Por Ana Lucia Gondim Bastos
A monarquia francesa, do século XVII, tinha como expoente máximo, ninguém menos do que, LuÍs XIV, o rei Sol. Tal título se dava não só pela importância central do astro Rei para a vida no planeta, mas, também, pelo seu caráter de ordem e regularidade. Os ideias de beleza, limpeza e ordem que servem como uma espécie de verniz civilizatório, supostamente capaz de conter os impulsos humanos mais primitivos e ameaçadores à civilização, talvez não possam encontrar tradução melhor do que no tempo do monarca responsável pela construção do monumental Palácio de Versalhes. Os 700 hectares de jardim do Palácio foram cuidadosamente projetados, contendo veredas que formam desenhos precisos e harmoniosos, evidentemente traçados por mãos humanas. Era essa a visão que Rei Sol queria ter de qualquer uma das mais de mil janelas do Palácio: a visão de uma natureza claramente, e cuidadosamente, controlada por mãos humanas. Nada de muito espontâneo ou singelo teve lugar naquele tempo e naqueles espaços regidos pelo monarca. As roupas, perucas, maquiagens, que marcaram sua época, contam tanto desse apreço pela imponência e artificialidade, quanto qualquer projeto arquitetônico ou de decoração.

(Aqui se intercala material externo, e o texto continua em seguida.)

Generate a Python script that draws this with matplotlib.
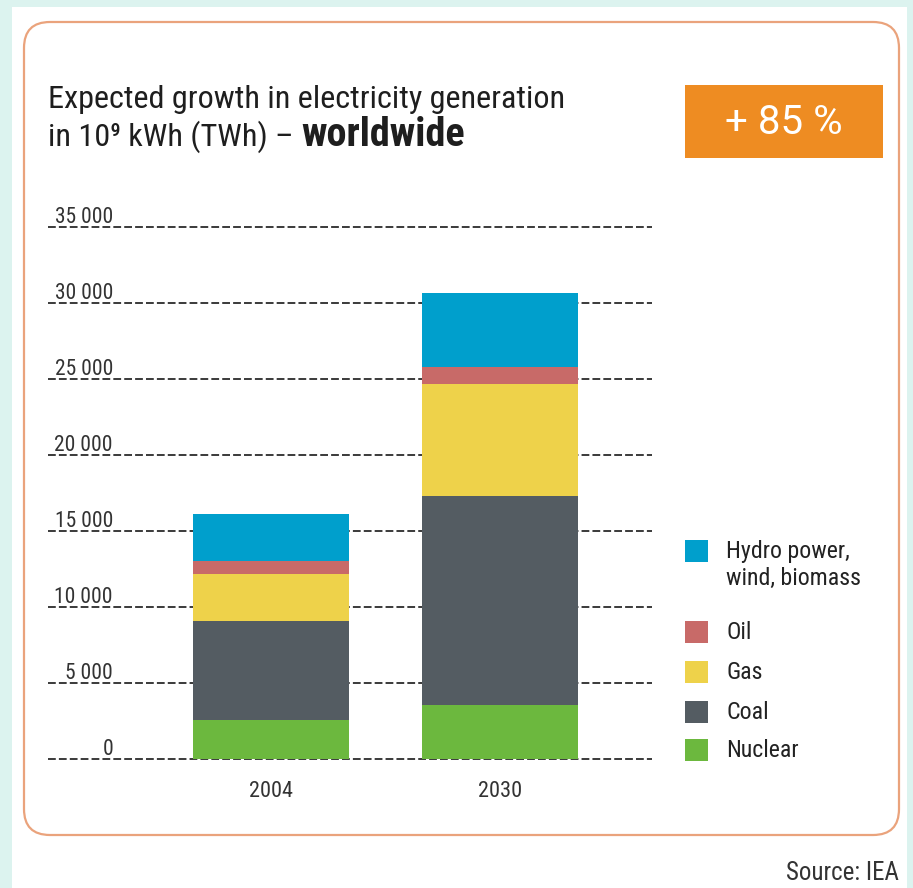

Em “Um Pouco de Caos” (2015), Alan Rickman (o, agora, para sempre, Professor Severus Snape de Harry Potter), assume a direção do filme e o papel do grande monarca francês, num enredo que se utiliza de todo esse cenário e valores, para falar do equilíbrio delicado entre impulsos pulsionais e exigências civilizatórias, que a condição humana comporta (como discute Freud, em o Mal estar na Civilização, 1930). Nos faz pensar em nossa existência como o cultivo de um jardim: sempre sujeito às intempéries e que, necessariamente, deve contar com o respeito às características de cada planta ali colocada – sempre variadas e diferentes em relação ao tanto que precisam de água ou de sombra, quanto tempo de florescer, etc. Sendo assim, se não suportarmos um pouco de caos, não temos como suportar esse cultivo constante que pressupõe se dar conta de que não se pode dar conta de tudo. De que tem coisa que é como é, cresce como cresce e fica do jeito que dá para ficar. E, o melhor é que, nem sempre oferece resultados indesejados, só por não terem sido planejados. São nesses termos, de liberdade e certo descontrole, que acontece o caso de amor entre os personagens centrais da trama, a paisagista Sabine de Barra (papel de Kate Winslet) e o paisagista chefe da corte Andre Le Notre (Matthias Schoenaerts). Ele a escolhe para projetar e executar uma das fontes dos jardins de Versalhes, justamente, por reconhecer valor no que percebe como uma certa desordem, em seus esboços. Desordem que vai favorecer encontros mais verdadeiros entre as pessoas (inclusive na corte), encontros nos quais os envolvidos vão poder falar sobre seus sentimentos, necessidades e desejos sem “perucas” ou “firulas”, contando suas histórias, com toda força dramática que carregam, assim como com a singeleza e delicadeza até então ofuscada por tanto brilho artificial.
Deu vontade de assistir. Maravilha, Ana Lúcia!